她猛地睁眼,去查看安梦吐出的葡萄皮,果然都是深深颜色!
“我知道了。”唐棠蓦然转身,看向众狐。
“知道什么啊?”大家不解。
“知道谁是凶手了。”她眼神一凛,落在安静站着的沙梨身上。
沙梨心里一惊,跪下哭泣:“不……不是我啊,你不要冤枉我!我怎会——”
唐棠冷笑一声,打断她。
“你怎不会?来,你看看这个。”唐棠端起碧玉盛盅椅,“里面全是青葡萄啊,酸的。”
沙梨摇头:“葡萄不是我端的,是依瑶端的!有问题,也是她!”
依瑶一脸惊恐,道:“我没有!我不会!我没做过!”
唐棠笑意渐深:“你看,你都慌得口不择言了。之前还说你们三个互相尝过,现在没得解释了,为开脱便指认身边酗伴。沙梨,你真够厉害的。”
狐爷爷清清嗓子,道:“唐棠,你不妨说得明白些。”
“是。”唐棠走下台阶。
“这玉盅里的葡萄都是青色,而安梦吃过的葡萄是紫红色,也就是说,她偏爱吃甜的葡萄。既然知道她喜欢吃甜葡萄,那想必落毒的狐,很了解她的喜好。我跟安梦她见面总共这才三次,所以我是肯定不知道的。了解她喜好的狐,定然是经常在她身边的。”

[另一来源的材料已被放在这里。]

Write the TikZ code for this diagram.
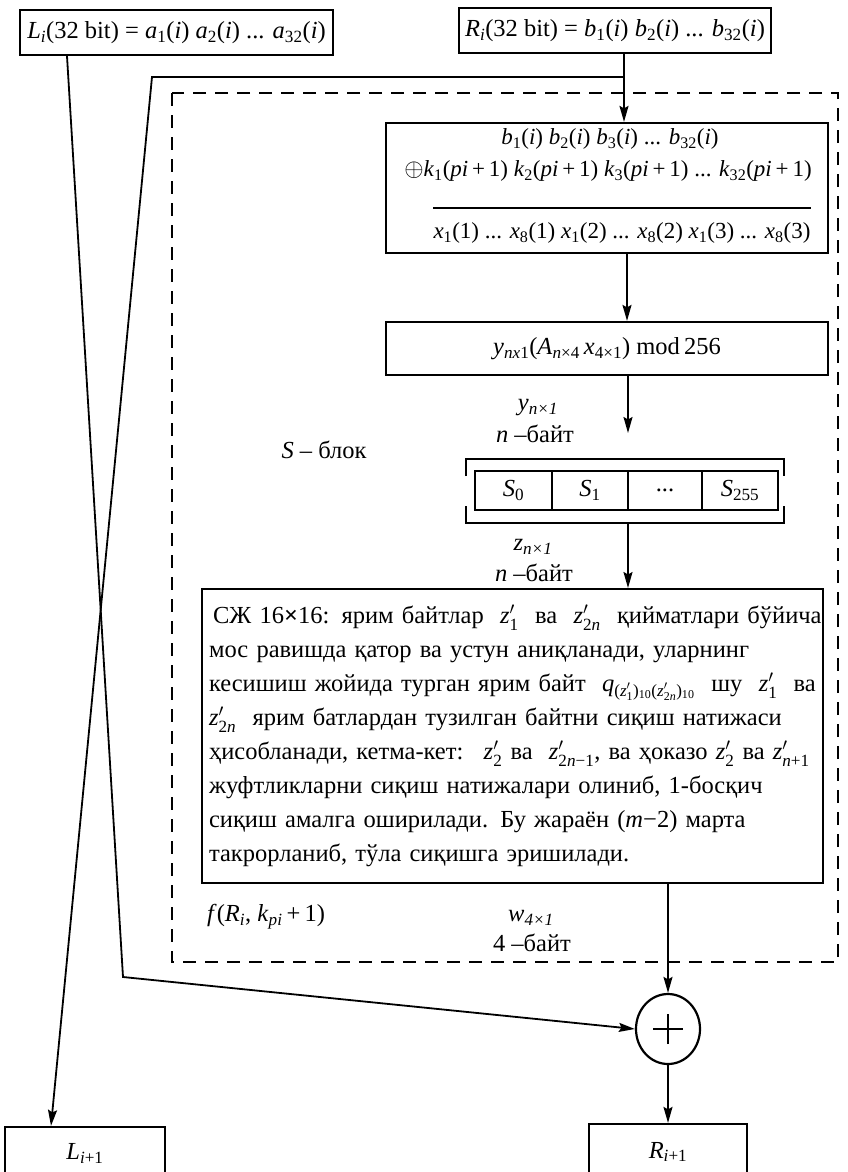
\documentclass[tikz,border=0pt]{standalone}
\usepackage{amsmath}
\usepackage{fontspec}
\setmainfont{Liberation Serif}
\usetikzlibrary{arrows.meta,shapes.geometric}
\newcommand\I{\textit}
% subscript and primed z, both set in the text font
\newcommand\s[1]{${}_{\text{#1}}$}
\newcommand\zp[1]{\textit{z}${}^{\prime}_{\text{#1}}$}
\begin{document}
\begin{tikzpicture}[x=1pt,y=-1pt,font=\fontsize{24.5}{34}\selectfont,
  box/.style={draw,line width=2.2pt,inner sep=0pt},
  cell/.style={draw,line width=2pt,inner sep=0pt,minimum height=39pt},
  conn/.style={line width=1.8pt},
  arr/.style={conn,-{Stealth[length=16pt,width=9pt,inset=2.5pt]}},
  dashbox/.style={line width=2.4pt,dash pattern=on 13pt off 9pt},
  lbl/.style={inner sep=0pt},
  xorline/.style={inner sep=0pt,font=\fontsize{23}{30}\selectfont}]
\useasboundingbox (0,0) rectangle (848,1172);

% input halves
\node[box,minimum width=313pt,minimum height=45pt] (Li) at (176.5,32.5)
  {\I{L}\s{\I{i}}(32 bit) = \I{a}\s{1}(\I{i}) \I{a}\s{2}(\I{i}) ... \I{a}\s{32}(\I{i})};
\node[box,minimum width=312pt,minimum height=45pt] (Ri) at (615,30.5)
  {\I{R}\s{\I{i}}(32 bit) = \I{b}\s{1}(\I{i}) \I{b}\s{2}(\I{i}) ... \I{b}\s{32}(\I{i})};

% round function frame
\draw[dashbox] (172,93) rectangle (838,962);

% key addition
\node[box,minimum width=442pt,minimum height=130pt] (xb) at (607,188) {};
\node[xorline] (xl1) at (610,139) {\I{b}\s{1}(\I{i}) \I{b}\s{2}(\I{i}) \I{b}\s{3}(\I{i}) ... \I{b}\s{32}(\I{i})};
\node[xorline] (xl2) at (608,171) {{\fontsize{29}{30}\selectfont$\oplus$}\I{k}\s{1}(\I{pi}\,+\,1) \I{k}\s{2}(\I{pi}\,+\,1) \I{k}\s{3}(\I{pi}\,+\,1) ... \I{k}\s{32}(\I{pi}\,+\,1)};
\node[xorline] (xl3) at (622,233) {\I{x}\s{1}(1) ... \I{x}\s{8}(1) \I{x}\s{1}(2) ... \I{x}\s{8}(2) \I{x}\s{1}(3) ... \I{x}\s{8}(3)};
\draw[line width=1.4pt] (xl3.west |- 0,208) -- (xl3.east |- 0,208);

% linear layer
\node[box,minimum width=442pt,minimum height=53pt] (yb) at (607,348.5)
  {\I{y}\s{\I{nx}1}(\I{A}\s{\I{n}×4}\,\I{x}\s{4×1}) mod\,256};

% S-box bracket and cells
\draw[line width=2.2pt] (466,476) -- (466,459) -- (784,459) -- (784,476);
\draw[line width=2.2pt] (466,506) -- (466,523) -- (784,523) -- (784,506);
\node[cell,minimum width=77pt] (s0) at (513.5,490.5) {\I{S}\s{0}};
\node[cell,minimum width=76pt] (s1) at (590,490.5) {\I{S}\s{1}};
\node[cell,minimum width=74pt] (sd) at (665,490.5) {...};
\node[cell,minimum width=76pt] (s255) at (740,490.5) {\I{S}\s{255}};
\node[lbl] (sblk) at (324,450) {\I{S} – блок};

% compression step
\node[box,anchor=north west,minimum width=621pt,minimum height=294pt,
      text width=607pt,align=left,inner xsep=7pt] (sj) at (201,588) {%
\mbox{\hspace*{4pt}СЖ 16\textbf{×}16: ярим байтлар~ \zp{1}~ ва~ \zp{2\I{n}}~ қийматлари бўйича}\\
\mbox{мос равишда қатор ва устун аниқланади, уларнинг}\\
\mbox{кесишиш жойида турган ярим байт~ \I{q}${}_{\text{(\I{z}${}^{\prime}_{\text{1}}$)${}_{\text{10}}$(\I{z}${}^{\prime}_{\text{2\I{n}}}$)${}_{\text{10}}$}}$~ шу~ \zp{1}~ ва}\\
\mbox{\zp{2\I{n}}~ ярим батлардан тузилган байтни сиқиш натижаси}\\
\mbox{ҳисобланади, кетма-кет:~ \zp{2} ва~ \zp{2\I{n}−1}, ва ҳоказо \zp{2} ва \zp{\I{n}+1}}\\
\mbox{жуфтликларни сиқиш натижалари олиниб, 1-босқич}\\
\mbox{сиқиш амалга оширилади. Бу жараён (\I{m}−2) марта}\\
\mbox{такрорланиб, тўла сиқишга эришилади.}};

% labels on the flow
\node[lbl] (ylab) at (538,408) {\I{y}\s{\I{n×1}}};
\node[lbl] (ybyte) at (535,434) {\I{n} –байт};
\node[lbl] (zlab) at (533,547) {\I{z}\s{\I{n×1}}};
\node[lbl] (zbyte) at (534,573) {\I{n} –байт};
\node[lbl,anchor=west] (flab) at (207,917) {\I{f}(\I{R}\s{\I{i}}, \I{k}\s{\I{pi}}\,+\,1)};
\node[lbl] (wlab) at (531,918) {\I{w}\s{\I{4×1}}};
\node[lbl] (wbyte) at (532,943) {4 –байт};

% output side
\node[draw,ellipse,line width=2.2pt,minimum width=64pt,minimum height=70pt,inner sep=0pt] (circ) at (668,1029) {};
\draw[line width=2.8pt] ([xshift=-15pt]circ.center) -- ([xshift=15pt]circ.center)
                        ([yshift=-15pt]circ.center) -- ([yshift=15pt]circ.center);
\node[box,minimum width=160pt,minimum height=53pt] (Ln) at (85,1153.5) {\I{L}\s{\I{i}+1}};
\node[box,minimum width=158pt,minimum height=56pt] (Rn) at (668,1152) {\I{R}\s{\I{i}+1}};

% connectors
\coordinate (cU) at (624,77);
\coordinate (corner) at (152,77);
\coordinate (tipL) at (51,0);
\coordinate (c2) at (627,0);
\coordinate (yend) at (628,433);
\coordinate (brb) at (628,523);
\coordinate (cL) at (668,0);
\coordinate (lstart) at (67,0);
\coordinate (bend) at (123,977);

\draw[arr] (Ri.south -| cU) -- (cU) -- (corner) -- (Ln.north -| tipL);
\draw[arr] (cU) -- (xb.north -| cU);
\draw[arr] (xb.south -| c2) -- (yb.north -| c2);
\draw[arr] (yb.south -| yend) -- (yend);
\draw[arr] (brb) -- (sj.north -| brb);
\draw[arr] (sj.south -| cL) -- (circ.north);
\draw[arr] (Li.south -| lstart) -- (bend) -- (circ.west);
\draw[arr] (circ.south) -- (Rn.north);
\end{tikzpicture}
\end{document}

“安梦的性子青霭山的狐狸都知道,很难有个亲近的。在她久些的狐狸,无非是这三只。”指向沙梨,“而她,是安梦身边最得力的那只,可谓心腹。这一点我不用多说,你们心里有数。毕竟安梦出事后,一直是她站主位,她身后那两只狐女,不过是帮腔罢了。”
又道:“我想了想,从安梦中毒,她们立刻来制我,再到宁愿让安梦倒在冰凉地上,也不放过我……这一切的所作所为,也正好都是沙梨在引导。”补充:“还有药方的事,我幽泣林常年没有谁光顾,今日也就沙梨来过。她牵涉在每个步骤中,答案就不用我说了吧。”
沙梨哭着问:“唐棠你污蔑我,我有什么理由害安梦主子!这一百多年来,我跟她情同姐妹!”
“好个情同姐妹呢!可是,再好的姐妹,似乎也会为男人反目?”唐棠淡淡瞥了杉荼一眼,“你们那乱七八糟的事,虽然我说出来会脏了我的嘴,但你若还是执意泼我脏水,死不认账,那我也不介意原原本本的把自己知道的告诉青霭山的所有狐族。”